What's more, this excitement has spiked over the last half-decade. Quantum computing has been theoretically realized for thirty years, and droves of physicists have been busy researching and proffering new quantum algorithms, novel mediums for information storage (such as diamonds or buckyballs), cryptographic techniques, unique logic gates, and many more applications. All for a computer that does not yet exist.
But recent advances suggest that the inception of such a computer is closer than many have thought. This was the crux of a recent New York Times article that detailed new improvements IBM has made in honing quantum computing – specifically, IBM researchers sped up computation and increased the lifetime of certain qubits, which tend to be unstable. It's usually a good sign for an emerging technology when the in-house applied research arm of a major tech company, which tend to invest their time and resources very conservatively, conveys optimism about its application.

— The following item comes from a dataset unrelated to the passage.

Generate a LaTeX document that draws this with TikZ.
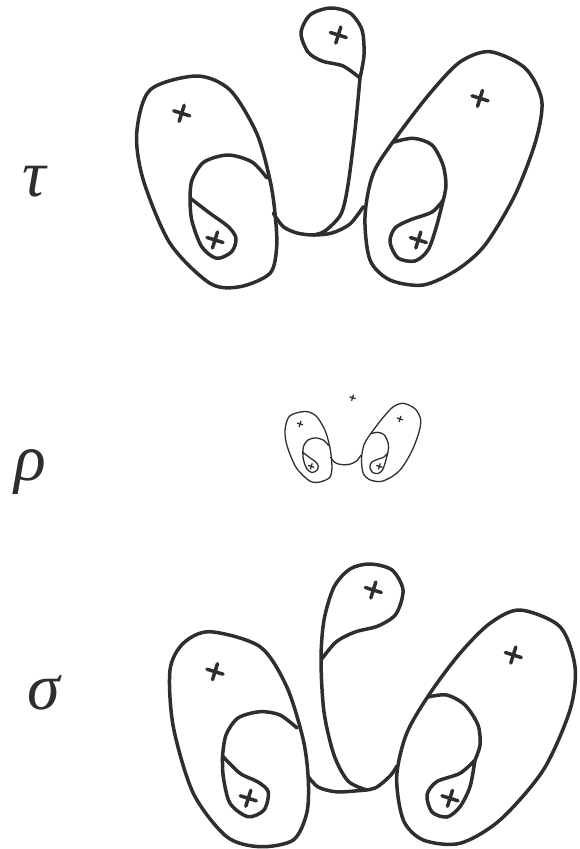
\documentclass[tikz,border=0pt]{standalone}
\usepackage{fontspec}
\setmainfont{Liberation Serif}
\definecolor{ink}{HTML}{2E2E2E}
\tikzset{
  curve/.style={draw=ink, line width=3.5pt, line cap=round, line join=round},
  lbl/.style={text=ink, inner sep=0pt, font=\fontsize{66}{66}\selectfont\itshape},
}
\newcommand\crs[2]{\draw[curve] (#1,#2) +(-8,-2.5) -- +(8,2.5) +(2.5,-8) -- +(-2.5,8);}
% ovals, loops and teardrops of the upper figure (reused, scaled, in the middle)
\newcommand\upperbody{%
  \draw[curve] plot[smooth cycle] coordinates {(196.7,76) (230,90) (256.7,133.3) (270,180) (275,213.3) (276.7,246.7) (270,273.3) (240,286.7) (210,283.3) (170,243.3) (143.3,180) (136.7,133.3) (150,90)};
  \draw[curve] plot[smooth] coordinates {(267,178) (252,162) (228,155) (204,162) (192,180) (190,198)};
  \draw[curve] plot[smooth] coordinates {(190,198) (191.7,220) (201.7,246.7) (216.7,258.3) (231.7,251.7) (236,238.3) (228.3,226.7) (210,213.3) (190,198)};
  \draw[curve] plot[smooth] coordinates {(273.3,213.3) (283.3,226.7) (297,233) (313.3,235) (332,233) (350,224) (363.3,206.7)};
  \draw[curve] plot[smooth cycle] coordinates {(490,51.7) (525,68) (541.7,100) (536,140) (515,195) (485,245) (456.7,270) (423.3,285) (390,280) (370,260) (365,216.7) (373.3,173.3) (396.7,136.7) (430,93.3) (460,62)};
  \draw[curve] plot[smooth] coordinates {(394,142) (413.3,138.3) (432,145) (443,165) (446,185) (443.3,200)};
  \draw[curve] plot[smooth] coordinates {(443.3,200) (432,212) (410,220) (395,228) (390,242) (398,258) (415,261) (428,250) (436,228) (443.3,200)};
  \crs{181.7}{113.3}
  \crs{215}{240}
  \crs{338.3}{35}
  \crs{480}{98.3}
  \crs{418.3}{240}
}
\begin{document}
\begin{tikzpicture}[x=1pt, y=-1pt]
  \useasboundingbox (0,0) rectangle (579,849);

  % labels
  \node[lbl] (ltau) at (34,182) {τ};
  \node[lbl] (lrho) at (30,472) {ρ};
  \node[lbl] (lsig) at (44,693) {σ};

  % upper figure
  \upperbody
  \draw[curve] plot[smooth] coordinates {(360,78) (364,55) (362,30) (350,13) (330,8) (310,15) (301,33) (308,52) (322,61) (343,66) (360,78)};
  \draw[curve] plot[smooth] coordinates {(360,78) (355,130) (348,185) (341,214) (325,231) (313.3,235)};

  % middle (small) figure
  \begin{scope}[shift={(239.2,386)}, scale=0.335,
      curve/.style={draw=ink, line width=1.3pt, line cap=round, line join=round}]
    \upperbody
  \end{scope}

  % lower figure
  \draw[curve] plot[smooth cycle] coordinates {(210,631.7) (260,646.7) (286.7,686.7) (303.3,740) (308.3,780) (306.7,813.3) (293.3,840) (260,846.7) (226.7,836.7) (193.3,793.3) (173.3,726.7) (170,670) (183.3,643.3)};
  \draw[curve] plot[smooth] coordinates {(297,728) (280,715) (260,711.7) (238,718) (226,735) (222.5,756)};
  \draw[curve] plot[smooth] coordinates {(222.5,756) (223.3,776.7) (230,803.3) (248,816.7) (264,810) (268.3,792) (258,782) (240,773.3) (222.5,756)};
  \draw[curve] plot[smooth] coordinates {(308.3,776.7) (318,787) (335,791.7) (355,791) (375,788) (390,776) (397,766)};
  \draw[curve] plot[smooth] coordinates {(366.7,790) (348,781) (334,755) (324,712) (321,660) (324,620) (334,587) (350,569) (370,564) (392,570) (403,590) (396,614) (378,626) (355,632) (336,642) (321,660)};
  \draw[curve] plot[smooth cycle] coordinates {(520,610) (560,626.7) (575,666.7) (570,710) (543.3,770) (500,820) (460,843.3) (423.3,840) (403.3,820) (396.7,776.7) (406.7,733.3) (430,693.3) (460,653.3) (490,623.3)};
  \draw[curve] plot[smooth] coordinates {(428,697) (446.7,695) (465,705) (478,725) (480,745) (475,760)};
  \draw[curve] plot[smooth] coordinates {(475,760) (460,773.3) (436.7,781.7) (427,795) (432,812) (447,817) (460,806.7) (470,786.7) (475,760)};
  \crs{215}{671.7}
  \crs{248.3}{798.3}
  \crs{373.3}{590}
  \crs{513.3}{655}
  \crs{450}{798.3}
\end{tikzpicture}
\end{document}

The MPQ team has developed perhaps one of the most distilled and versatile permutations of of this technology. It implements two lone rubidium atoms as the nodes of the network. The qubit of information, stored as the quantum state of the one of the atoms, can be transfered through an emitted photon – which carries the quantum information – and is absorbed by the other rubidium atom. Over the winding fiber-optic cable, information is transmitted, received, and stored. The process is also completely reversible.
Send, read, write, save. The essential functions of networked computing can now be demonstrated in a system of just two atoms.